Kneeling in a rocky landscape, his cloak billowing behind him and an olive branch in his hand, the archangel Gabriel delivers the news of Mary’s miraculous pregnancy. In its original context, this painting faced a separate panel, also in LACMA’s collection, in which the Virgin, seated on a decorative gold cushion, pauses from her reading as she receives word that she will be the mother of God (see M.44.2.2). Together, these panels form a pivotal scene from the Christian Gospels: the Annunciation. In Bartolo di Fredi’s interpretation of the scene, settings are kept to a minimum: Gabriel and Mary fill and almost overwhelm their frames, while a solid gold background emphasizes each figure’s holiness. Bartolo’s composition takes inspiration from Simone Martini’s famous Annunciation (1333), which at the time was housed in Siena’s cathedral above the altar of Saint Ansanus, where Bartolo was likely to have seen and admired it. Gabriel’s olive branch reinforces the Sienese provenance. Sienese artists preferred the olive branch to the more commonly used lily in Annunciation depictions, as the lily was a symbol of Siena’s rival city-state Florence.

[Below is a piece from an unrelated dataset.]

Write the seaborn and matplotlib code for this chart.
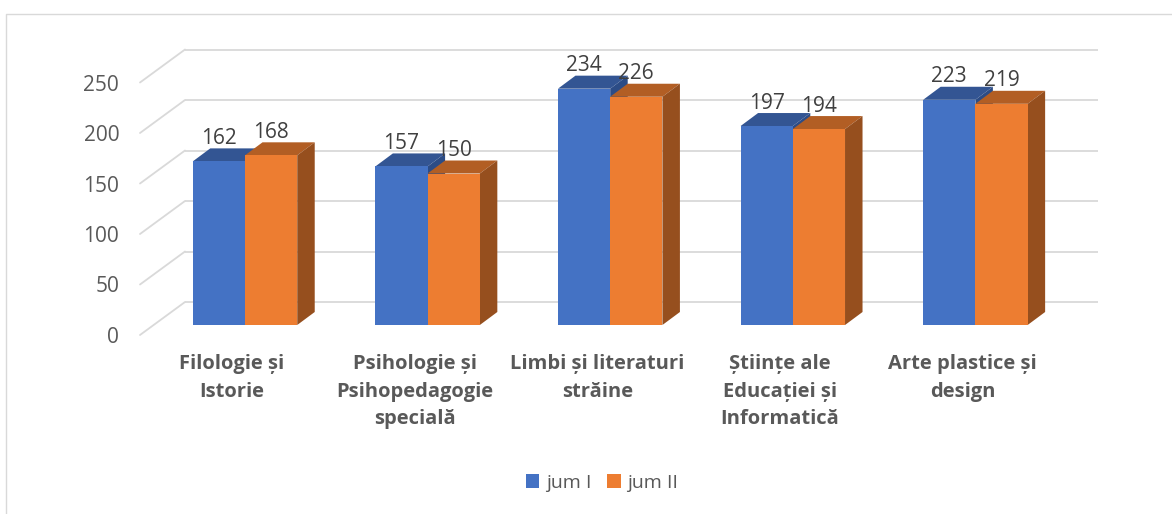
import matplotlib
matplotlib.use("Agg")
import matplotlib.pyplot as plt
import matplotlib.transforms as mtrans
from matplotlib.lines import Line2D
from matplotlib.patches import Polygon
import pandas as pd
import seaborn as sns

categories = ["Filologie și\nIstorie", "Psihologie și\nPsihopedagogie\nspecială",
              "Limbi și literaturi\nstrăine", "Științe ale\nEducației și\nInformatică",
              "Arte plastice și\ndesign"]
series_names = ["jum I", "jum II"]
jum_1 = [162, 157, 234, 197, 223]
jum_2 = [168, 150, 226, 194, 219]
y_ticks = [0, 50, 100, 150, 200, 250]

W, H = 1172, 514
FRONT = ["#4472C4", "#ED7D31"]
TOP = ["#335593", "#B25E24"]
SIDE = ["#2C4C86", "#964F1E"]
GRID = "#D9D9D9"
TXT = "#595959"
LBL = "#404040"

sns.set_theme(style="white")
plt.rcParams["font.family"] = ["Open Sans", "DejaVu Sans"]

fig = plt.figure(figsize=(W / 100, H / 100), dpi=100)
L, R, T, B = 140, 1098, 30, 335
ax = fig.add_axes([L / W, 1 - B / H, (R - L) / W, (B - T) / H])
fig.patch.set_facecolor("white")

PX_X = 182.6   # pixels per category
PX_Y = 1.01    # pixels per value
C0, BASE = 245, 325
ax.patch.set_alpha(0)

df = pd.DataFrame({
    "cat": categories * 2,
    "val": jum_1 + jum_2,
    "ser": [series_names[0]] * 5 + [series_names[1]] * 5,
})
sns.barplot(data=df, x="cat", y="val", hue="ser", order=categories,
            hue_order=series_names, palette=FRONT, width=0.572, gap=0,
            saturation=1, linewidth=0, ax=ax)
ax.set_xlim((L - C0) / PX_X, (R - C0) / PX_X)
ax.set_ylim((BASE - B) / PX_Y, (BASE - T) / PX_Y)
ax.set_xlabel("")
ax.set_ylabel("")

# 3-D depth of the bars
dx = 17.5 / PX_X
dy = 13 / PX_Y
# back wall and floor edge of the box, relative to the bar baseline
wall_y = (BASE - 302) / PX_Y
front_y = (BASE - B) / PX_Y
wall_x0 = (185 - C0) / PX_X
front_x0 = (L - C0) / PX_X
x_end = (R - C0) / PX_X
for v in y_ticks:
    ax.plot([wall_x0, x_end], [v + wall_y] * 2, color=GRID, lw=1.3, zorder=1,
            solid_capstyle="butt", clip_on=False)
    ax.plot([front_x0, wall_x0], [v + front_y, v + wall_y], color=GRID, lw=1.3,
            zorder=1, clip_on=False)

for s, cont in enumerate(ax.containers[:2]):
    base_z = 2 + 2 * s
    for rect in cont:
        x0, w, h = rect.get_x(), rect.get_width(), rect.get_height()
        x1 = x0 + w
        rect.set_zorder(base_z + 1)
        ax.add_patch(Polygon([(x0, h), (x1, h), (x1 + dx, h + dy), (x0 + dx, h + dy)],
                             closed=True, fc=TOP[s], ec="none", zorder=base_z))
        ax.add_patch(Polygon([(x1, 0), (x1 + dx, dy), (x1 + dx, h + dy), (x1, h)],
                             closed=True, fc=SIDE[s], ec="none", zorder=base_z))
    labels = ax.bar_label(cont, padding=9, fontsize=15, color=LBL, fmt="%d", zorder=10)
    for t in labels:
        t.set_zorder(10)

sns.despine(ax=ax, left=True, bottom=True, right=True, top=True)
ax.tick_params(axis="both", length=0)
ax.set_yticks(y_ticks)
ax.set_yticklabels([str(v) for v in y_ticks], fontsize=15, color=TXT)
ax.tick_params(axis="y", pad=15)
ax.set_xticks(range(len(categories)))
ax.set_xticklabels(categories, fontsize=14.5, color=TXT, fontweight="bold", linespacing=1.49)
ax.tick_params(axis="x", pad=14)

off_y = mtrans.ScaledTranslation(0, -10 / 100, fig.dpi_scale_trans)
for lab in ax.get_yticklabels():
    lab.set_transform(lab.get_transform() + off_y)
off_x = mtrans.ScaledTranslation(-13 / 100, 0, fig.dpi_scale_trans)
for lab in ax.get_xticklabels():
    lab.set_transform(lab.get_transform() + off_x)

handles, names = ax.get_legend_handles_labels()
ax.legend(handles[:2], names[:2], ncol=2, frameon=False, fontsize=14,
          labelcolor=TXT, loc="center", bbox_to_anchor=(602 / W, 1 - 483 / H),
          bbox_transform=fig.transFigure, handlelength=0.7, handleheight=0.7,
          handletextpad=0.35, columnspacing=0.8, borderpad=0)

# chart frame
fig.add_artist(Line2D([6 / W, 6 / W, 1], [0, 1 - 13.5 / H, 1 - 13.5 / H],
                      color=GRID, lw=1.0, transform=fig.transFigure))

fig.savefig("out.png", dpi=100)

LACMA’s panels were once part of an altarpiece made by Bartolo for the church of San Francesco in Montalcino, just outside of Siena. Although now dismantled and dispersed—with extant pieces preserved in the Palazzo Municipale in Montalcino and the Pinacoteca Nazionale in Siena—the elaborate altarpiece consisted of scenes from the Virgin’s life set under decorative architectural forms and punctuated by vertical pilasters featuring standing saints. The pointed engaged frames of our Annunciation panels suggest that they were pinnacles set at the top of the altarpiece, likely flanking the central scene of the Coronation of the Virgin. It was common in medieval art to divide Annunciation scenes, which helped create balanced compositions across the popular multipaneled polyptychs.

2024

Selected Bibliography
  • Feinblatt, Ebria. The Gothic Room. Los Angeles: Los Angeles County Museum, 1947.
  • Hopkins, Henry T., ed. Illustrated Handbook of the Los Angeles County Museum of Art. West Germany: Bruder Hartmann, 1965.
  • Caroselli, Susan L. Italian Panel Painting of the Early Renaissance. Los Angeles: Museum Associates, Los Angeles County Museum of Art, 1994.

  • Schaefer, Scott, and Peter Fusco. European Painting and Sculpture in the Los Angeles County Museum of Art: an Illustrated Summary Catalogue. Los Angeles: Los Angeles County Museum of Art, 1987.